Designs for the Pluriverse Poster

Subject

This poster contains text from: Escobar, A., 2018. Designs for the pluriverse: radical interdependence, autonomy, and the making of worlds, New ecologies for the twenty-first century. Duke University Press.
Students created drawings and diagrams to visualize the concepts in the text

Description

“Queremos un mundo donde quepan muchos mundos.” --  “We want a world where many worlds fit.”
“…what needs to change is an entire way of life and a whole style of world making. It goes deeper than capitalism” (p.ix).
“To nourish design’s potential for the transitions, however, requires a significant reorientation of design from the functionalist, rationalistic, and industrial traditions from which it emerged, and within which it still functions with ease, toward a type of rationality and set of practices attuned to the relational  dimension of life. This is why the approach taken is ontological.

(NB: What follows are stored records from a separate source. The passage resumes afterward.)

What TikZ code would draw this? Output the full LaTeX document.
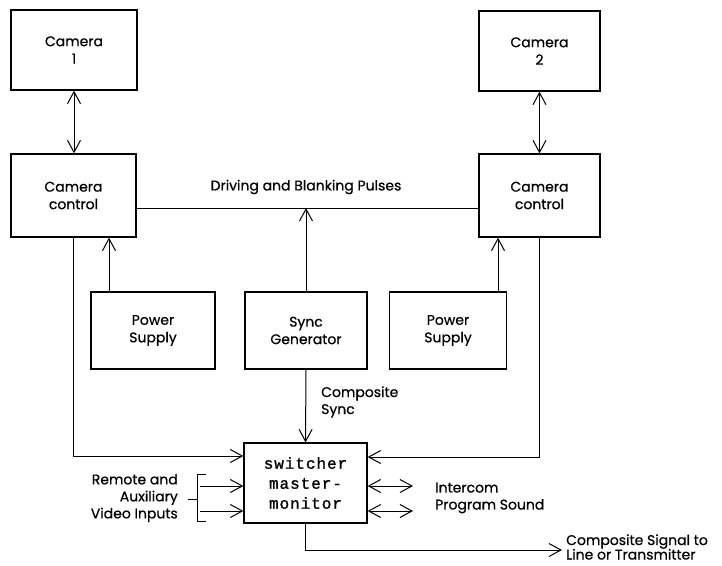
\documentclass[tikz,border=0pt]{standalone}
\usepackage{fontspec}
\setmainfont{Poppins}[FakeBold=0.6]
\newfontfamily\swfont[LetterSpace=6,FakeBold=1.2]{Liberation Mono}
\usetikzlibrary{arrows.meta}
\tikzset{
  box/.style={draw, line width=1.3pt, align=center, inner sep=0pt, font=\fontsize{14}{17.5}\selectfont},
  conn/.style={line width=1pt},
  tip/.style={-{Straight Barb[length=12pt,width=13pt,line width=1pt]}},
  tipb/.style={{Straight Barb[length=12pt,width=13pt,line width=1pt]}-{Straight Barb[length=12pt,width=13pt,line width=1pt]}},
  lbl/.style={font=\fontsize{14}{17}\selectfont, inner sep=0pt}
}
\begin{document}
\begin{tikzpicture}[x=1pt,y=-1pt]
\useasboundingbox (0,0) rectangle (722,565);
\fill[white] (0,0) rectangle (722,565);
% boxes
\node[box, minimum width=126pt, minimum height=80pt] (cam1) at (74,50) {Camera\\1};
\node[box, minimum width=125pt, minimum height=83pt] (ctrl1) at (73.5,195.5) {Camera\\control};
\node[box, minimum width=121pt, minimum height=80pt] (cam2) at (539.5,51) {Camera\\2};
\node[box, minimum width=121pt, minimum height=83pt] (ctrl2) at (539.5,195.5) {Camera\\control};
\node[box, minimum width=124pt, minimum height=77pt] (pwr1) at (153,330.5) {Power\\Supply};
\node[box, minimum width=122pt, minimum height=77pt] (sync) at (306,330.5) {Sync\\Generator};
\node[box, minimum width=117pt, minimum height=77pt] (pwr2) at (448,330.5) {Power\\Supply};
\node[box, minimum width=123pt, minimum height=80pt, font=\swfont\fontsize{16}{20}\selectfont] (sw) at (305.5,483) {switcher\\master-\\monitor};
% coordinates
\coordinate (busL) at ([yshift=-12.5pt]ctrl1.east);
\coordinate (busR) at (ctrl2.west |- busL);
\coordinate (busM) at (sync.north |- busL);
\coordinate (in1) at (200,486);
\coordinate (in2) at (200,511);
\coordinate (o1) at (413,486);
\coordinate (o2) at (413,511);
\coordinate (oute) at (562,550);
% connectors
\draw[conn,tipb] (cam1.south) -- (cam1.south |- ctrl1.north);
\draw[conn,tipb] (cam2.south) -- (cam2.south |- ctrl2.north);
\draw[conn] (busL) -- (busR);
\draw[conn,tip] (sync.north) -- (busM);
\draw[conn,tip] ([xshift=-44pt]pwr1.north) -- ([xshift=-44pt]pwr1.north |- ctrl1.south);
\draw[conn,tip] ([xshift=50pt]pwr2.north) -- ([xshift=50pt]pwr2.north |- ctrl2.south);
\draw[conn,tip] (ctrl1.south) |- ([yshift=27pt]sw.west);
\draw[conn,tip] (ctrl2.south) |- ([yshift=26pt]sw.east);
\draw[conn,tip] (sync.south) -- (sw.north);
\draw[conn,tip] (in1) -- (in1 -| sw.west);
\draw[conn,tip] (in2) -- (in2 -| sw.west);
\draw[conn,tipb] (o1 -| sw.east) -- (o1);
\draw[conn,tipb] (o2 -| sw.east) -- (o2);
\draw[conn,tip] (sw.south) |- (oute);
% bracket
\draw[conn] (206,474) -- (197,474) -- (197,521) -- (206,521);
\draw[conn] (188,499) -- (197,499);
% labels
\node[lbl] (lDrive) at (306,187) {Driving and Blanking Pulses};
\node[lbl, anchor=west, align=left] (lCS) at (321,402) {Composite\\Sync};
\node[lbl, anchor=east, align=right] (lRem) at (178,498) {Remote and\\Auxiliary\\Video Inputs};
\node[lbl, anchor=west, align=left] (lInt) at (435,498) {Intercom\\Program Sound};
\node[lbl, anchor=west, align=left, font=\fontsize{14}{14.5}\selectfont] (lOut) at (566,547) {Composite Signal to\\Line or Transmitter};
\end{tikzpicture}
\end{document}
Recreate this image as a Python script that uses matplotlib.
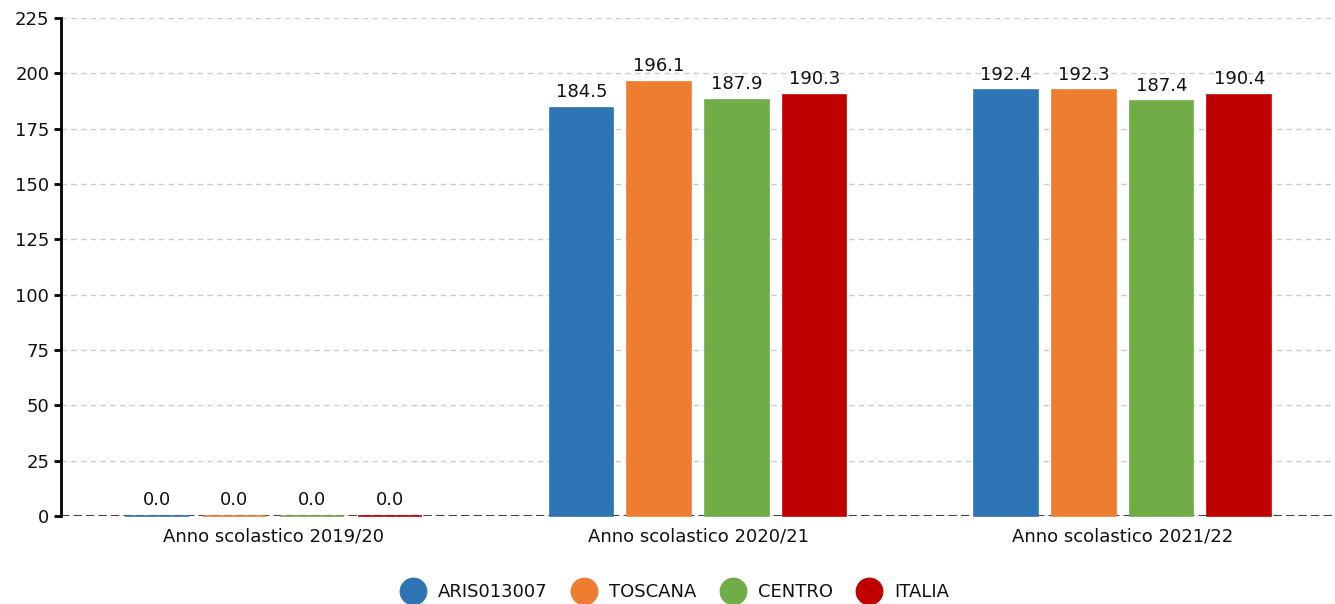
import numpy as np
import matplotlib
matplotlib.use("Agg")
import matplotlib.pyplot as plt
from matplotlib.lines import Line2D

YEARS = ["Anno scolastico 2019/20", "Anno scolastico 2020/21", "Anno scolastico 2021/22"]
SERIES = ["ARIS013007", "TOSCANA", "CENTRO", "ITALIA"]
VALUES = [
    [0.0, 184.5, 192.4],
    [0.0, 196.1, 192.3],
    [0.0, 187.9, 187.4],
    [0.0, 190.3, 190.4],
]
COLORS = ["#2e75b6", "#ed7d31", "#70ad47", "#c00000"]
FS = 13

fig = plt.figure(figsize=(13.35, 6.04), dpi=100)
ax = fig.add_axes([61 / 1335, 1 - 516 / 604, 1274 / 1335, 498 / 604])

x = np.arange(len(YEARS))
width = 0.15
step = 0.183
ax.axhline(0, color="#444444", linestyle=(0, (4, 2)), linewidth=1.5, zorder=2)
for i, (name, vals, col) in enumerate(zip(SERIES, VALUES, COLORS)):
    pos = x + (i - 1.5) * step
    ax.bar(pos, vals, width, color=col, edgecolor=col, linewidth=1.2, zorder=5,
           clip_on=False)
    for p, v in zip(pos, vals):
        ax.text(p, v + 3, "%.1f" % v, ha="center", va="bottom", fontsize=FS,
                color="#111111", zorder=6)

ax.set_xlim(-0.5, 2.5)
ax.set_ylim(0, 225)
ax.set_yticks(np.arange(0, 226, 25))
ax.set_xticks(x)
ax.set_xticklabels(YEARS, fontsize=FS, color="#111111")
ax.tick_params(axis="y", labelsize=FS, labelcolor="#111111", length=5, width=2,
               direction="out")
ax.tick_params(axis="x", length=0, pad=8)

ax.grid(axis="y", color="#cccccc", linestyle=(0, (4, 3)), linewidth=1, zorder=0)
for s in ["top", "right", "bottom"]:
    ax.spines[s].set_visible(False)
ax.spines["left"].set_linewidth(2)

handles = [Line2D([], [], marker="o", linestyle="", markersize=19,
                  markerfacecolor=c, markeredgecolor=c) for c in COLORS]
fig.legend(handles, SERIES, loc="center", bbox_to_anchor=(672 / 1335, 1 - 592 / 604),
           ncol=4, frameon=False, fontsize=FS, handletextpad=0.4,
           columnspacing=1.0, labelcolor="#111111")

fig.savefig("out.png", dpi=100)
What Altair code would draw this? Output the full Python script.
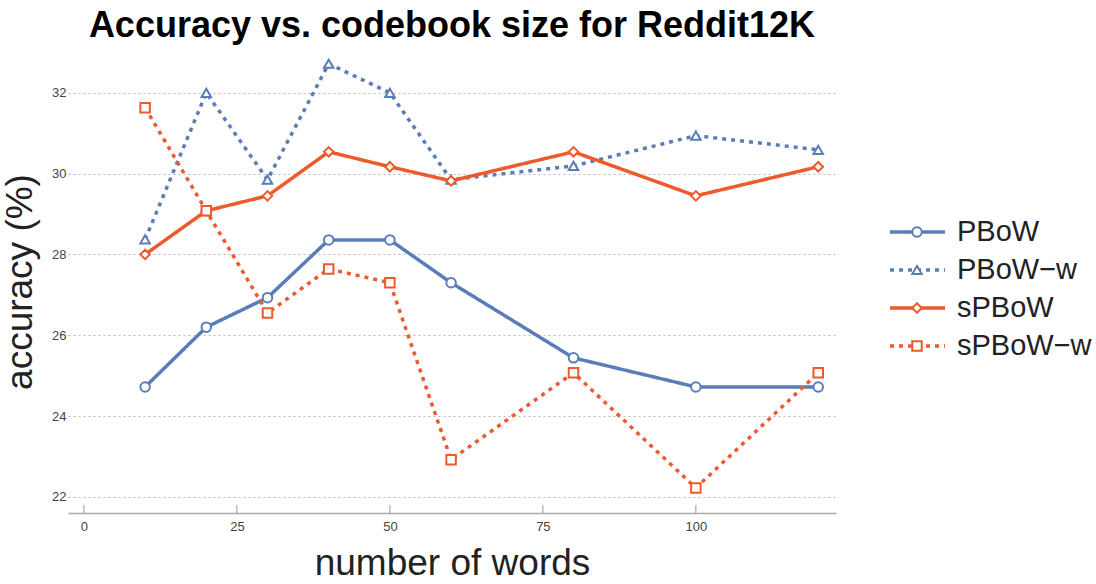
import altair as alt
import pandas as pd

# Codebook sizes (number of words) and accuracy (%) per method
words = [10, 20, 30, 40, 50, 60, 80, 100, 120]
pbow = [24.72, 26.2, 26.93, 28.36, 28.36, 27.3, 25.44, 24.72, 24.72]
pbow_w = [28.37, 32.0, 29.85, 32.72, 32.0, 29.85, 30.19, 30.94, 30.59]
spbow = [28.0, 29.08, 29.45, 30.54, 30.17, 29.82, 30.54, 29.45, 30.17]
spbow_w = [31.63, 29.08, 26.55, 27.64, 27.3, 22.92, 25.07, 22.22, 25.07]

series_names = ["PBoW", "PBoW\u2212w", "sPBoW", "sPBoW\u2212w"]
series_values = [pbow, pbow_w, spbow, spbow_w]
series_colors = ["#5A7DB8", "#5A7DB8", "#EE5A2B", "#EE5A2B"]
series_dash = [[1, 0], [4, 5], [1, 0], [4, 5]]
series_shapes = ["circle", "triangle-up", "diamond", "square"]

x_ticks = [0, 25, 50, 75, 100]
y_ticks = [22, 24, 26, 28, 30, 32]

rows = []
for name, vals in zip(series_names, series_values):
    for w, v in zip(words, vals):
        rows.append({"words": w, "accuracy": v, "series": name})
df = pd.DataFrame(rows)
legend_df = pd.DataFrame({"series": series_names})
ticks_df = pd.DataFrame({"t": x_ticks})

W, H = 768, 463
FONT = "Liberation Sans"

color_scale = alt.Scale(domain=series_names, range=series_colors)
dash_scale = alt.Scale(domain=series_names, range=series_dash)
shape_scale = alt.Scale(domain=series_names, range=series_shapes)

x_enc = alt.X(
    "words:Q",
    scale=alt.Scale(domain=[-2.6, 122.9], nice=False, zero=False),
    axis=alt.Axis(
        values=x_ticks, grid=False, ticks=False, domainColor="#aaaaaa",
        domainWidth=1.5, labelPadding=7, labelFontSize=13, labelColor="#444444",
        labelFont=FONT, title="number of words", titleFontSize=37,
        titleFontWeight="normal", titleFont=FONT, titleColor="#222222",
        titlePadding=12,
    ),
)
y_enc = alt.Y(
    "accuracy:Q",
    scale=alt.Scale(domain=[21.6, 33.06], nice=False, zero=False),
    axis=alt.Axis(
        values=y_ticks, grid=True, gridDash=[2, 3], gridColor="#b8b8b8",
        gridWidth=1.2, domain=False, ticks=False, labelPadding=2,
        labelFontSize=13, labelColor="#444444", labelFont=FONT,
        title="accuracy (%)", titleFontSize=37, titleFontWeight="normal",
        titleFont=FONT, titleColor="#222222", titlePadding=12,
    ),
)

base = alt.Chart(df)

lines = base.mark_line(strokeWidth=3.5).encode(
    x=x_enc,
    y=y_enc,
    color=alt.Color("series:N", scale=color_scale, legend=None),
    strokeDash=alt.StrokeDash("series:N", scale=dash_scale, legend=None),
    detail="series:N",
)

points = base.mark_point(filled=True, fill="white", strokeWidth=2, size=90, opacity=1).encode(
    x="words:Q",
    y="accuracy:Q",
    stroke=alt.Stroke("series:N", scale=color_scale, legend=None),
    shape=alt.Shape("series:N", scale=shape_scale, legend=None),
)

# inward tick marks on the x axis
x_tick_marks = alt.Chart(ticks_df).mark_rule(color="#999999", strokeWidth=1).encode(
    x="t:Q", y=alt.value(H - 8), y2=alt.value(H)
)

main = alt.layer(lines, points, x_tick_marks)

# legend panel drawn to the right of the plot
leg_y = alt.Y(
    "series:N",
    scale=alt.Scale(type="point", domain=series_names, range=[182, 296], padding=0),
    axis=None,
)
leg_lines = alt.Chart(legend_df).mark_rule(strokeWidth=3.5).encode(
    y=leg_y,
    x=alt.value(W + 54),
    x2=alt.value(W + 109),
    color=alt.Color("series:N", scale=color_scale, legend=None),
    strokeDash=alt.StrokeDash("series:N", scale=dash_scale, legend=None),
)
leg_pts = alt.Chart(legend_df).mark_point(
    filled=True, fill="white", strokeWidth=2, size=90, opacity=1
).encode(
    y=leg_y,
    x=alt.value(W + 81),
    stroke=alt.Stroke("series:N", scale=color_scale, legend=None),
    shape=alt.Shape("series:N", scale=shape_scale, legend=None),
)
leg_text = alt.Chart(legend_df).mark_text(
    align="left", baseline="middle", fontSize=29, font=FONT, color="#222222"
).encode(y=leg_y, x=alt.value(W + 121), text="series:N")

legend = alt.layer(leg_lines, leg_pts, leg_text)

chart = (
    alt.layer(main, legend)
    .resolve_scale(y="independent")
    .properties(
        width=W,
        height=H,
        title=alt.TitleParams(
            "Accuracy vs. codebook size for Reddit12K",
            fontSize=36, font=FONT, fontWeight="bold", color="#000000",
            anchor="middle", offset=5,
        ),
        autosize=alt.AutoSizeParams(type="none"),
        padding={"left": 68, "top": 50, "right": 260, "bottom": 71},
        background="white",
    )
    .configure_view(stroke=None)
)

chart.save("out.html", embed_options={"renderer": "svg", "actions": False})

Design is ontological in that all design-led objects, tools, and even services bring about particular ways of being, knowing and doing” (p.x).
“Might a new breed of designers come to be thought of as transition activists? If this were to be the case, they would have to walk hand in hand with those who are protecting and redefining well-being, life projects, territories, local economies, and communities worldwide “ (p.7).
“Will there still be “modern solutions to modern problems”? Or has modernity’s ability to even imagine the questions that need to be asked to effectively face the contemporary ecological and social crisis been so fatally compromised, given its investment in main- taining the worlds that created it, as to make it historically necessary to look elsewhere, in other-than-modern world-making possibilities?” (p.19).
“To think new thoughts, by implication, requires stepping out of the epistemic space of Western social theory and into the epistemic configurations associated with the multiple relational ontologies of worlds in struggle. It is in these spaces that we might find more compelling answers to the strong questions posed by the current conjuncture of modern problems with insufficient modern solutions” (p.68).
“So today, we must expect to be living this turbulence for a long time, in a double world where two realities live together in conflict: the old “limit- less” world that does not acknowledge the planet’s limits, and another that recognizes these limits and experiments with ways of transforming them into opportunities.... [A] continent is emerging.... It is a transition (long for us, but short for world history) in which we must all learn to live, and live well, on the new islands…” (p.151).